Know When a Phone Is Enough and When It Is Not

A modern phone can capture useful images for a quick update, a seasonal change, or a recently added amenity. For a simple, budget-conscious listing with good daylight and straightforward rooms, thoughtful phone photography may be better than no professional imagery at all.

But a premium property, a competitive market, or a high nightly rate calls for more control. Professional real estate and Airbnb photography combines lighting, composition, color correction, retouching, and a practiced understanding of how architecture reads in a frame. A photographer can also coordinate aerial images, video, virtual tours, and virtual staging when those services serve the listing rather than simply adding more content.

The trade-off is straightforward: professional work requires an investment and a properly prepared property. In return, you receive a cohesive visual asset library that can support Airbnb, VRBO, direct booking pages, social media, and real estate marketing. For owners in Tamarindo and across Guanacaste, BiDrop Images approaches that work with the local timing, weather awareness, and destination perspective that a vacation property needs.
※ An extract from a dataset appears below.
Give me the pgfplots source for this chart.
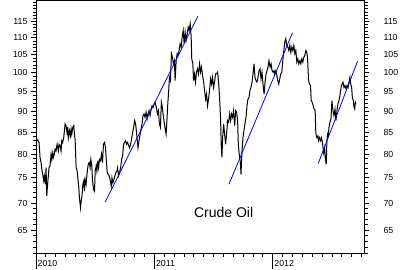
\documentclass[border=0pt]{standalone}
\usepackage{pgfplots}
\pgfplotsset{compat=1.18}
\usepackage{fontspec}
\setmainfont{Liberation Sans}
\begin{document}
\begin{tikzpicture}
\begin{axis}[
  scale only axis, width=328pt, height=253pt,
  at={(0pt,0pt)}, anchor=south west,
  xmin=0, xmax=33.25, ymode=log, ymin=61, ymax=121.8,
  ytick={65,70,75,80,85,90,95,100,105,110,115},
  yticklabels={65,70,75,80,85,90,95,100,105,110,115},
  tick align=outside,
  major tick length=5pt, minor tick length=3.5pt,
  ticklabel style={font=\fontsize{8.8}{10}\selectfont},
  clip=false,
  axis line style={line width=0.8pt},
  tick style={black, line width=0.8pt},
  minor ytick={61,...,121},
  minor xtick={1,...,33},
  xtick={0,12,24}, xticklabels={2010,2011,2012},
  xticklabel style={anchor=north west, inner sep=0pt, xshift=1.5pt, yshift=-1.5pt},
  xtick pos=left, ytick pos=both,
]
\addplot[black, line width=1pt] coordinates {
(0.00,83.0) (0.17,83.2) (0.31,82.6) (0.41,79.3) (0.51,78.2) (0.64,76.1) (0.78,74.4) (0.85,75.4) (0.95,73.7) (1.02,77.1)
(1.09,71.4) (1.19,74.0) (1.32,77.1) (1.42,77.5) (1.53,80.0) (1.60,78.9) (1.70,80.3) (1.76,79.3) (1.86,80.0) (1.93,81.1)
(2.03,80.7) (2.14,82.2) (2.27,80.7) (2.34,82.2) (2.44,81.9) (2.54,80.7) (2.61,83.0) (2.71,82.6) (2.81,83.7) (2.95,86.9)
(3.05,86.5) (3.15,84.8) (3.22,86.1) (3.29,83.7) (3.39,85.3) (3.49,84.1) (3.56,85.7) (3.63,84.5) (3.73,86.1) (3.83,86.5)
(3.90,84.5) (3.97,83.0) (4.07,77.1) (4.17,76.4) (4.24,75.0) (4.34,73.0) (4.40,71.1) (4.51,69.1) (4.58,70.4) (4.68,71.7)
(4.75,73.7) (4.85,74.4) (4.91,72.3) (4.98,74.7) (5.08,73.7) (5.19,76.1) (5.29,77.8) (5.39,78.2) (5.49,77.1) (5.56,78.9)
(5.66,77.5) (5.73,74.4) (5.83,72.7) (5.93,72.3) (6.00,76.4) (6.10,77.5) (6.17,76.4) (6.27,78.6) (6.34,77.1) (6.44,78.9)
(6.54,78.6) (6.64,80.0) (6.74,78.2) (6.84,82.2) (6.95,82.6) (7.05,81.4) (7.12,78.9) (7.22,76.1) (7.32,75.7) (7.42,75.4)
(7.53,74.4) (7.63,73.3) (7.70,75.0) (7.80,74.0) (7.90,74.7) (8.00,75.4) (8.10,76.1) (8.20,76.4) (8.27,77.1) (8.37,75.4)
(8.47,76.1) (8.58,77.1) (8.68,78.9) (8.78,79.6) (8.88,82.2) (8.98,82.6) (9.08,83.0) (9.18,82.2) (9.29,82.6) (9.39,81.9)
(9.49,81.4) (9.59,82.2) (9.69,83.4) (9.79,84.8) (9.90,86.1) (10.00,87.7) (10.10,86.9) (10.17,85.3) (10.24,83.7) (10.34,81.4)
(10.44,83.0) (10.55,84.5) (10.65,85.7) (10.75,86.9) (10.85,88.9) (10.95,89.3) (11.05,88.5) (11.16,89.7) (11.26,88.1) (11.36,89.3)
(11.46,90.1) (11.56,88.9) (11.66,90.5) (11.77,91.3) (11.87,90.9) (11.97,91.8) (12.07,92.2) (12.20,90.9) (12.31,89.3) (12.41,90.1)
(12.51,86.9) (12.61,86.1) (12.71,92.2) (12.81,90.9) (12.92,88.5) (13.02,86.9) (13.12,85.3) (13.19,84.5) (13.29,88.5) (13.36,91.8)
(13.45,95.2) (13.53,98.7) (13.63,97.8) (13.73,105.3) (13.83,104.3) (13.93,102.4) (14.03,103.3) (14.10,97.8) (14.21,103.3) (14.31,105.3)
(14.41,104.8) (14.51,106.2) (14.61,108.2) (14.72,107.2) (14.82,110.2) (14.92,112.2) (15.02,108.2) (15.12,111.7) (15.22,109.2) (15.33,111.2)
(15.43,113.2) (15.53,112.2) (15.63,114.3) (15.73,110.2) (15.79,103.8) (15.90,102.4) (15.97,97.8) (16.07,99.6) (16.17,97.4) (16.27,100.1)
(16.37,101.0) (16.47,99.6) (16.58,102.4) (16.68,100.1) (16.78,101.5) (16.88,99.2) (16.98,97.8) (17.09,95.2) (17.19,93.0) (17.29,94.3)
(17.39,91.3) (17.49,93.0) (17.59,95.2) (17.70,98.3) (17.80,96.9) (17.90,98.7) (18.00,96.0) (18.10,97.4) (18.20,99.6) (18.31,99.6)
(18.41,100.1) (18.51,97.4) (18.61,93.4) (18.71,88.1) (18.78,81.9) (18.85,79.3) (18.92,83.7) (19.02,86.9) (19.12,84.5) (19.22,82.2)
(19.32,84.5) (19.42,87.7) (19.53,87.3) (19.63,89.3) (19.73,87.7) (19.83,89.3) (19.93,88.5) (20.03,90.1) (20.14,86.5) (20.24,90.1)
(20.34,89.7) (20.44,87.7) (20.51,82.2) (20.57,80.7) (20.64,79.3) (20.72,78.2) (20.78,75.7) (20.88,80.7) (20.98,83.7) (21.08,85.3)
(21.18,86.9) (21.29,88.5) (21.39,91.3) (21.49,93.0) (21.59,93.4) (21.69,95.2) (21.79,96.0) (21.90,97.4) (22.00,99.6) (22.10,102.4)
(22.20,98.7) (22.30,97.8) (22.40,97.4) (22.51,98.7) (22.61,100.5) (22.71,101.0) (22.81,98.3) (22.91,100.1) (23.01,96.9) (23.12,94.3)
(23.22,97.4) (23.32,99.6) (23.42,100.5) (23.52,101.5) (23.62,103.3) (23.73,101.5) (23.83,102.4) (23.93,100.5) (24.03,100.1) (24.13,100.5)
(24.20,99.6) (24.31,100.5) (24.41,99.2) (24.51,97.8) (24.61,96.9) (24.71,98.3) (24.81,99.6) (24.92,100.1) (25.02,103.3) (25.12,106.2)
(25.22,108.7) (25.32,109.7) (25.42,107.7) (25.53,107.2) (25.63,106.2) (25.73,107.7) (25.83,105.7) (25.93,107.2) (26.03,106.2) (26.14,107.7)
(26.24,105.3) (26.34,106.2) (26.44,102.9) (26.54,103.8) (26.64,102.4) (26.75,103.3) (26.85,102.4) (26.95,103.8) (27.05,102.9) (27.15,104.3)
(27.25,104.8) (27.36,106.2) (27.46,105.7) (27.53,103.8) (27.63,97.8) (27.73,96.9) (27.83,96.5) (27.90,92.6) (28.00,92.2) (28.10,91.3)
(28.20,90.5) (28.30,90.1) (28.37,84.5) (28.48,83.7) (28.58,84.1) (28.65,83.0) (28.75,83.7) (28.85,83.0) (28.95,83.7) (29.06,82.2)
(29.16,80.3) (29.26,81.4) (29.32,79.3) (29.42,77.8) (29.49,83.0) (29.56,84.5) (29.63,84.1) (29.70,86.1) (29.80,87.3) (29.90,88.1)
(30.00,92.6) (30.10,90.1) (30.20,88.9) (30.31,90.5) (30.41,87.7) (30.51,90.1) (30.61,91.8) (30.71,92.6) (30.81,93.9) (30.92,96.0)
(31.02,96.9) (31.12,97.4) (31.22,96.0) (31.32,96.5) (31.43,95.6) (31.53,96.5) (31.63,96.0) (31.73,97.4) (31.83,98.7) (31.90,96.9)
(32.00,96.0) (32.07,93.4) (32.17,92.6) (32.24,90.9) (32.31,90.5) (32.37,92.2) (32.44,91.8)
};
\addplot[blue, line width=0.8pt] coordinates {(7.02,70.2) (16.40,116.6)};
\addplot[blue, line width=0.8pt] coordinates {(19.56,73.7) (26.00,111.5)};
\addplot[blue, line width=0.8pt] coordinates {(28.61,78.0) (32.59,103.1)};
\node[font=\fontsize{14}{16}\selectfont] at (axis cs:19.02,68.3) {Crude Oil};
\draw[line width=0.8pt] (axis cs:0,61) -- ++(0pt,-16pt);
\draw[line width=0.8pt] (axis cs:12,61) -- ++(0pt,-16pt);
\draw[line width=0.8pt] (axis cs:24,61) -- ++(0pt,-16pt);
\end{axis}
\begin{axis}[
  scale only axis, width=328pt, height=253pt,
  at={(0pt,0pt)}, anchor=south west,
  xmin=0, xmax=33.25, ymode=log, ymin=61, ymax=121.8,
  ytick={65,70,75,80,85,90,95,100,105,110,115},
  yticklabels={65,70,75,80,85,90,95,100,105,110,115},
  tick align=outside,
  major tick length=5pt,
  ticklabel style={font=\fontsize{8.8}{10}\selectfont},
  axis line style={draw=none},
  xtick=\empty,
  ytick style={draw=none},
  yticklabel pos=right, ytick pos=right,
  yticklabel style={xshift=11pt},
]
\end{axis}
\path[use as bounding box] (-36pt,-16pt) rectangle (366pt,253.4pt);
\end{tikzpicture}
\end{document}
Edit With Restraint and Refresh With Purpose

Editing should correct distractions and bring the image closer to how the property feels in person. It should not invent a dramatic ocean view, erase a neighboring structure, turn a small pool into a resort lagoon, or make every sunset look identical. Travelers are sophisticated, and overly manipulated photography can damage trust faster than it earns a click.

Refresh your gallery when the property changes in a meaningful way: a renovated kitchen, new furniture, redesigned landscaping, a completed pool, or an added guest suite. It is also wise to update images when the current gallery no longer reflects the level of care guests will find on arrival. A well-maintained home deserves photographs that show it.

The most effective listing images give guests a reason to pause, then enough clarity to book without hesitation. Photograph the experience with care, tell the truth beautifully, and let the property’s character do the persuading.